Simultaneous Mesoporosity Generation and Lewis Acidity Enhancement in Zr-Based Metallosilicalite for Promoting the Conversion of Ethanol-Acetaldehyde to 1,3-Butadiene

Graphical Dissolution-recrystallization strategy benefits both the porosity and Lewis acidity in Zr- β zeolite, which promotes catalytic conversion of ethanol-acetaldehyde. Zr based metallosilicalites, especially Zr- ß , is promising catalyst for the conversion of ethanol to 1,3-butadiene, which is considered to be a sustainable alternative to petroleum steam cracking.
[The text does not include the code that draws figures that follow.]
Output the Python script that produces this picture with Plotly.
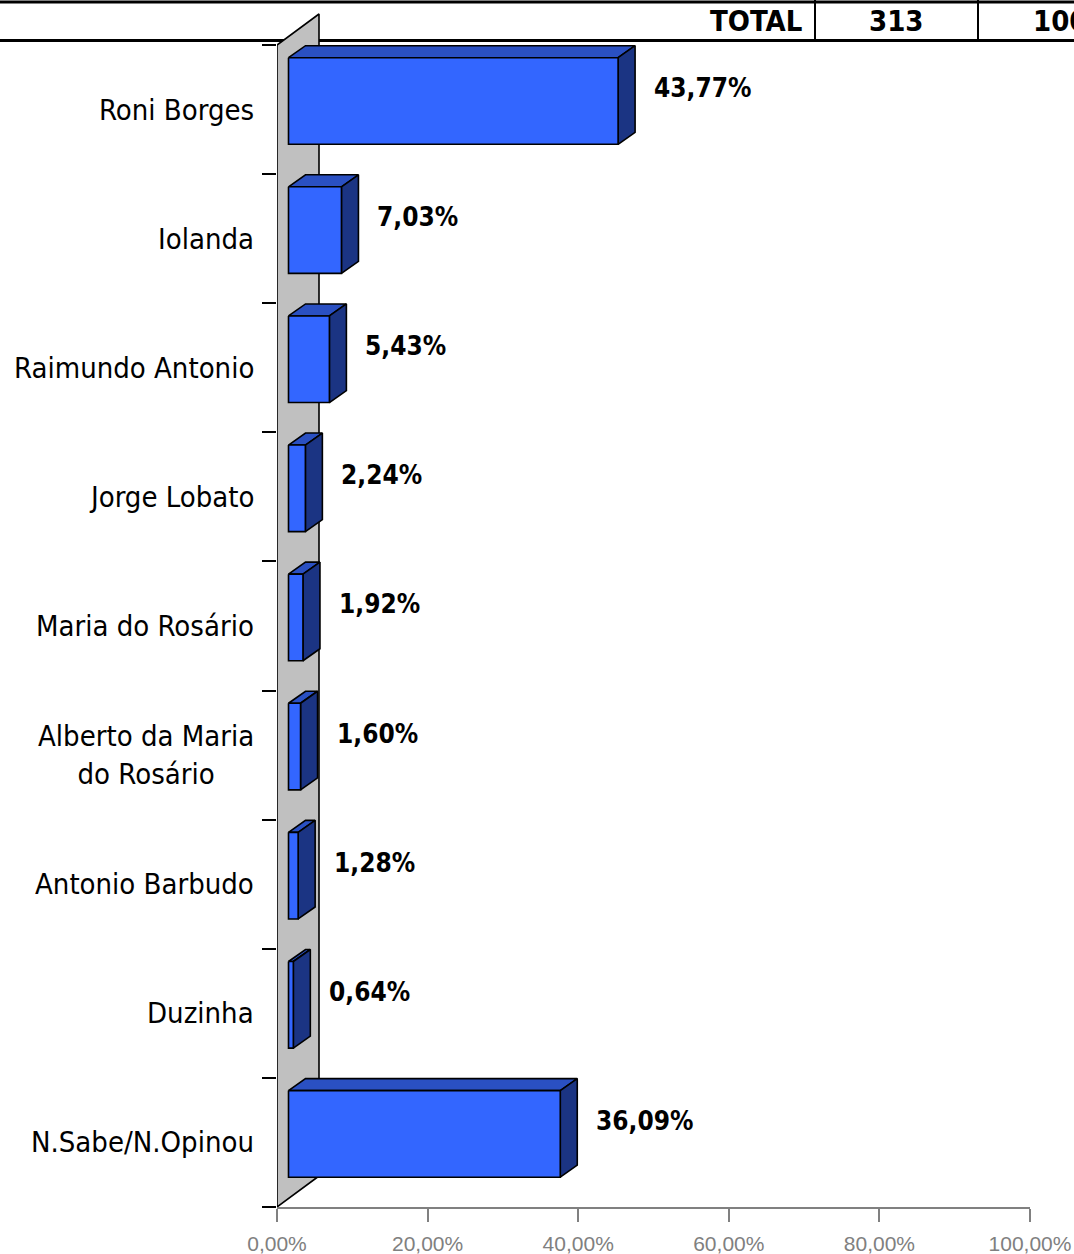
import plotly.graph_objects as go

# ---------------- data ----------------
categories = [
    "Roni Borges",
    "Iolanda",
    "Raimundo Antonio",
    "Jorge Lobato",
    "Maria do Rosário",
    "Alberto da Maria<br>do Rosário",
    "Antonio Barbudo",
    "Duzinha",
    "N.Sabe/N.Opinou",
]
values = [43.77, 7.03, 5.43, 2.24, 1.92, 1.60, 1.28, 0.64, 36.09]
x_tickvals = [0, 20, 40, 60, 80, 100]
x_ticktext = ["0,00%", "20,00%", "40,00%", "60,00%", "80,00%", "100,00%"]
table_cells = ["TOTAL", "313", "100%"]

# ---------------- layout geometry ----------------
W, H = 1074, 1254
ML, MR, MT, MB = 277, 44, 0, 47
PW = W - ML - MR
PH = H - MT - MB
n = len(categories)
Y_TOP = -0.3486
XMAX = 100.0

XS = XMAX / PW              # data units per px (x)
YS = (n - Y_TOP) / PH       # data units per px (y)

FONT = "DejaVu Sans Condensed, DejaVu Sans, sans-serif"

FRONT = "#3366FF"
TOPC = "#2A50C2"
SIDE = "#1B3483"

def px2paper_x(px):
    return (px - ML) / PW

def px2paper_y(py):
    return (H - MB - py) / PH

fig = go.Figure()

def poly(xs, ys, fill):
    fig.add_trace(go.Scatter(
        x=xs + [xs[0]], y=ys + [ys[0]], mode="lines", fill="toself",
        fillcolor=fill, line=dict(color="black", width=1.6),
        hoverinfo="skip", showlegend=False))

# back wall (3D floor/wall on the category axis)
wdx, wdy = 42 * XS, 31 * YS
poly([0, wdx, wdx, 0], [0, -wdy, n - wdy, n], "#C0C0C0")

# bars
d0 = 11.5 * XS          # front face offset from axis
bdx, bdy = 17 * XS, 12 * YS
f_top, f_bot = 12.7 * YS, 99.3 * YS
for i, v in enumerate(values):
    x0, x1 = d0, d0 + v
    yt, yb = i + f_top, i + f_bot
    # top face
    poly([x0, x0 + bdx, x1 + bdx, x1], [yt, yt - bdy, yt - bdy, yt], TOPC)
    # side face
    poly([x1, x1 + bdx, x1 + bdx, x1], [yt, yt - bdy, yb - bdy, yb], SIDE)
    # front face
    poly([x0, x1, x1, x0], [yt, yt, yb, yb], FRONT)

annotations = []
# data labels
for i, v in enumerate(values):
    txt = f"{v:.2f}".replace(".", ",") + "%"
    annotations.append(dict(
        x=d0 + v + bdx + 17 * XS, y=i + 43 * YS, xref="x", yref="y",
        text=txt, showarrow=False, xanchor="left", yanchor="middle",
        font=dict(family=FONT, size=26, color="black", weight="bold")))

# category labels
for i, c in enumerate(categories):
    annotations.append(dict(
        x=px2paper_x(256), y=i + 0.5, xref="paper", yref="y",
        text=c, showarrow=False, xanchor="right", yanchor="middle",
        align="center",
        font=dict(family=FONT, size=29, color="black")))

# table header row text
annotations.append(dict(
    x=px2paper_x(804), y=px2paper_y(21), xref="paper", yref="paper",
    text=table_cells[0], showarrow=False, xanchor="right", yanchor="middle",
    font=dict(family=FONT, size=29, color="black", weight="bold")))
annotations.append(dict(
    x=px2paper_x(896), y=px2paper_y(21), xref="paper", yref="paper",
    text=table_cells[1], showarrow=False, xanchor="center", yanchor="middle",
    font=dict(family=FONT, size=29, color="black", weight="bold")))
annotations.append(dict(
    x=px2paper_x(1031), y=px2paper_y(21), xref="paper", yref="paper",
    text=table_cells[2], showarrow=False, xanchor="left", yanchor="middle",
    font=dict(family=FONT, size=29, color="black", weight="bold")))

shapes = [
    dict(type="line", xref="paper", yref="paper",
         x0=px2paper_x(0), x1=px2paper_x(W), y0=px2paper_y(2), y1=px2paper_y(2),
         line=dict(color="black", width=3), layer="below"),
    dict(type="line", xref="paper", yref="paper",
         x0=px2paper_x(0), x1=px2paper_x(W), y0=px2paper_y(40.5), y1=px2paper_y(40.5),
         line=dict(color="black", width=3), layer="below"),
    dict(type="line", xref="paper", yref="paper",
         x0=px2paper_x(815), x1=px2paper_x(815), y0=px2paper_y(0), y1=px2paper_y(40),
         line=dict(color="black", width=2), layer="below"),
    dict(type="line", xref="paper", yref="paper",
         x0=px2paper_x(978), x1=px2paper_x(978), y0=px2paper_y(0), y1=px2paper_y(40),
         line=dict(color="black", width=2), layer="below"),
]

fig.update_layout(
    width=W, height=H, autosize=False,
    margin=dict(l=ML, r=MR, t=MT, b=MB, pad=0),
    paper_bgcolor="white", plot_bgcolor="white",
    showlegend=False,
    annotations=annotations, shapes=shapes,
    xaxis=dict(range=[0, XMAX], tickvals=x_tickvals, ticktext=x_ticktext,
               ticks="outside", ticklen=13, tickwidth=2, tickcolor="#808080",
               showline=True, linecolor="#808080", linewidth=2,
               showgrid=False, zeroline=False, fixedrange=True,
               ticklabelstandoff=4,
               tickfont=dict(family="Liberation Sans, Arial, sans-serif",
                             size=21, color="#808080")),
    yaxis=dict(range=[n, Y_TOP], tickvals=list(range(n + 1)),
               ticks="outside", ticklen=14, tickwidth=1.6, tickcolor="black",
               showticklabels=False, showline=False, showgrid=False,
               zeroline=False, fixedrange=True),
)

fig.write_html(
    "out.html",
    config={"displayModeBar": False},
    post_script="document.body.style.margin='0';document.body.style.overflow='hidden';",
)
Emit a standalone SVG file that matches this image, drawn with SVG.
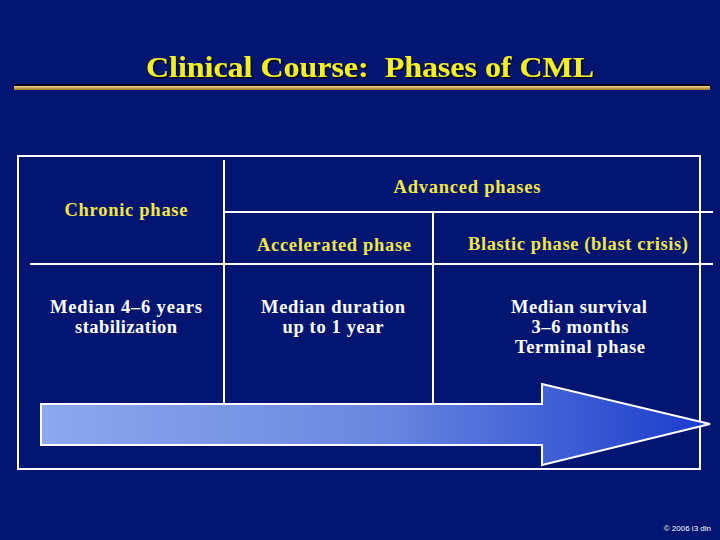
<svg xmlns="http://www.w3.org/2000/svg" width="720" height="540" viewBox="0 0 720 540">
<defs>
<linearGradient id="bar" x1="0" y1="0" x2="0" y2="1">
<stop offset="0" stop-color="#f2dc98"/>
<stop offset="0.5" stop-color="#c8a24a"/>
<stop offset="1" stop-color="#9a7a30"/>
</linearGradient>
<linearGradient id="arr" x1="40" y1="0" x2="710" y2="0" gradientUnits="userSpaceOnUse">
<stop offset="0" stop-color="#8ca8ee"/>
<stop offset="0.5" stop-color="#6b88e0"/>
<stop offset="1" stop-color="#1a3ccc"/>
</linearGradient>
<filter id="sh" x="-5%" y="-20%" width="110%" height="140%">
<feDropShadow dx="1.5" dy="1.5" stdDeviation="0.3" flood-color="#000000" flood-opacity="0.8"/>
</filter>
</defs>
<style>
.hd{font-family:"Liberation Serif","Times New Roman",serif;font-weight:bold;font-size:18.5px;fill:#f2e44a;text-anchor:middle}
.bd{font-family:"Liberation Serif","Times New Roman",serif;font-weight:bold;font-size:18.5px;fill:#ffffff;text-anchor:middle}
.ln{stroke:#ffffff;stroke-width:2;fill:none}
</style>
<rect width="720" height="540" fill="#021671"/>
<g id="title">
<text x="370" y="77" xml:space="preserve" textLength="448" lengthAdjust="spacingAndGlyphs" filter="url(#sh)" font-family="'Liberation Serif','Times New Roman',serif" font-weight="bold" font-size="30" fill="#f5ee20" text-anchor="middle">Clinical Course:  Phases of CML</text>
<rect x="14" y="84" width="697" height="3" fill="#000000" opacity="0.8"/>
<rect x="14" y="86" width="696" height="4" fill="url(#bar)"/>
</g>
<g id="connectors">
<rect class="ln" x="18" y="156" width="682" height="313"/>
<line class="ln" x1="224" y1="160" x2="224" y2="404"/>
<line class="ln" x1="224" y1="212" x2="713" y2="212"/>
<line class="ln" x1="30" y1="264" x2="713" y2="264"/>
<line class="ln" x1="433" y1="212" x2="433" y2="404"/>
</g>
<g id="arrow">
<polygon points="41,404 542,404 542,384 710,424 542,465 542,445 41,445" fill="url(#arr)" stroke="#ffffff" stroke-width="2"/>
</g>
<g id="advanced"><text class="hd" x="467" y="193" textLength="147" lengthAdjust="spacing">Advanced phases</text></g>
<g id="chronic"><text class="hd" x="126" y="216" textLength="123" lengthAdjust="spacing">Chronic phase</text></g>
<g id="accelerated"><text class="hd" x="334" y="251" textLength="154" lengthAdjust="spacing">Accelerated phase</text></g>
<g id="blastic"><text class="hd" x="578" y="250" textLength="220" lengthAdjust="spacing">Blastic phase (blast crisis)</text></g>
<g id="chronic-desc">
<text class="bd" x="126" y="313" textLength="152" lengthAdjust="spacing">Median 4–6 years</text>
<text class="bd" x="126" y="333" textLength="102" lengthAdjust="spacing">stabilization</text>
</g>
<g id="accel-desc">
<text class="bd" x="333" y="313" textLength="144" lengthAdjust="spacing">Median duration</text>
<text class="bd" x="333" y="333" textLength="101" lengthAdjust="spacing">up to 1 year</text>
</g>
<g id="blastic-desc">
<text class="bd" x="579" y="313" textLength="136" lengthAdjust="spacing">Median survival</text>
<text class="bd" x="580" y="333" textLength="97" lengthAdjust="spacing">3–6 months</text>
<text class="bd" x="580" y="353" textLength="130" lengthAdjust="spacing">Terminal phase</text>
</g>
<text x="711" y="531" font-family="'Liberation Sans',Arial,sans-serif" font-size="8" fill="#ffffff" text-anchor="end">© 2006 i3 dln</text>
</svg>
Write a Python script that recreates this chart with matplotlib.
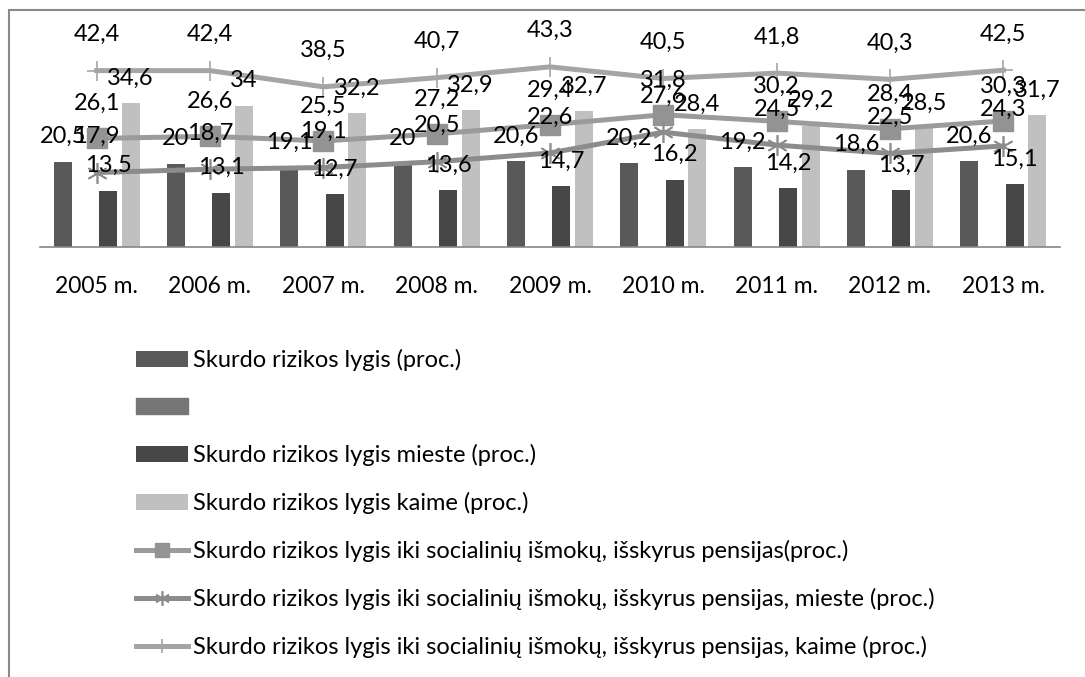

However it is suffering from deactivation derived from coking and unsatisfied catalytic activity derived from deficient Lewis acidity. For these issues, a dissolution-recrystallization process through tetraethyl ammonium hydroxide treatment (TEAOH) for enhancing porosity and Lewis acidity of Zr- ß zeolite was developed in this study. A balance of dissolution and recrystallization existed in this process, which was produced by OH − etching and templating of TEA + ions, creating additional mesoporosity. Zirconium active sites maintained tetrahedral coordination, while the Lewis acidity was enhanced by creating higher proportion open sites in framework. The recrystallized Zr- ß exhibited higher catalytic activity and stability in the conversion of ethanol-acetaldehyde to butadiene due to the compromise of microporosity and mesoporosity, as well as the appropriate enhancement of Lewis acidity.